If it is true that misery loves company, then dysfunction is the biggest fucking frat-party known to the universe. Are you having problems with your significant other? Then taking advice online from a person you've never met called Terry* is probably a bad idea.

*Terry is an ex-con, has been through four marriages and is a big fan of putting people down holes and getting them to rub lotion on themselves.

3. Pommer's Law - A person's mind can be changed by reading information on the internet. The nature of this change will be: From having no opinion to having a wrong opinion. Want to see this in action? Visit the trademe forums. Pommer's Law is a commentary on the amount of shit out there and the number of people who will believe it at the drop of a hat. If the world was a better place, the majority of people would go out and search for relevant information from a variety of sources. Instead, without any conscious thought whatsoever they hit the search box on Wikipedia and become...

4. Wikidemics - Someone whose seemingly-omniscient, categorical knowledge of any and every subject is derived solely from superficial wanderings through Wikipedia. Don't get me wrong, Wikipedia is like smack to someone like myself looking to fill in holes of information on things I am interested in. Thing is, you should really treat it like a band-aid and your knowledge like a wound. If your knowledge is scratched, band-aid it. If it's a giant gaping gash to the cartoid artery then that shit is going to bleed out no matter how many stickies you throw on it. Use sites like Wikipedia to supplement your knowledge, don't make it the base.

5. The internet is the anti-christ - No. It's not. It would be kinda nifty if the internet did go all skyNET on us and Google renounced it's 'don't be evil' mantra by creating a bunch of cyborgs to wipe us out though. James Cameron could safely sit underwater in his submarine stronghold that he's been secretly building saying "HAH! I TOLD YOU SO! I'M THE KING OF THE WORLDMUWHAHAHAHAHA!... they can swim? THEY CAN SWIM!?! NOOOOOOOooooooo!"
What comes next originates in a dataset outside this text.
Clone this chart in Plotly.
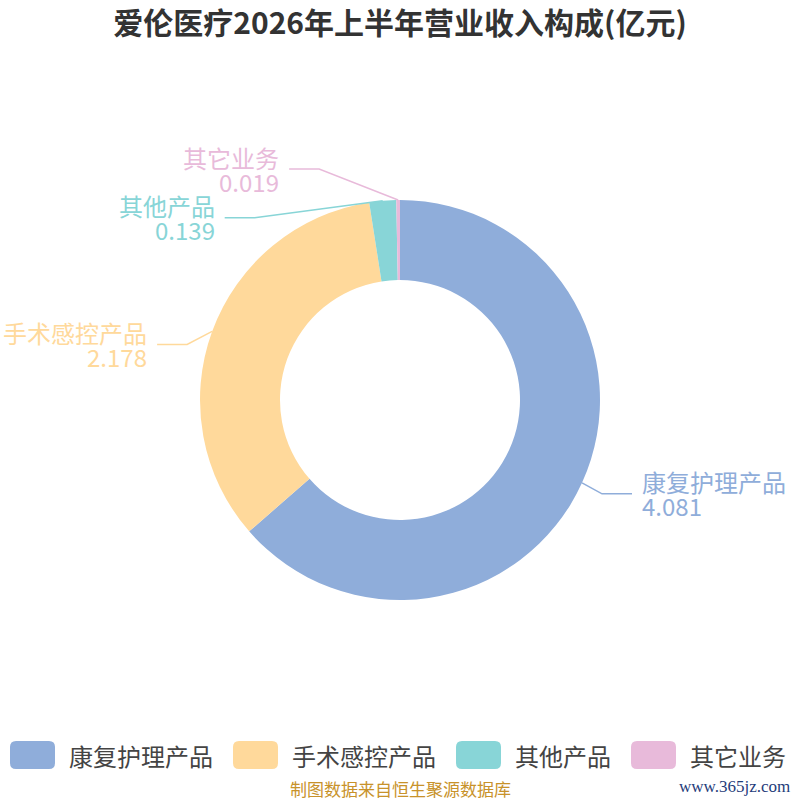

6. You are awesome - no really, you are. Don't let any keyboard jockey tell you otherwise. You are not awesome if you think having a keyboard gives you license to act like a drooling mongtard and pass judgment on everyone who has a slightly different point of veiw to yourself.

Damn, I feel like such a hypocrite. At this point I'd like to thank the internet and the sites mentioned above for the inspiration it has provided me with while drafting this article.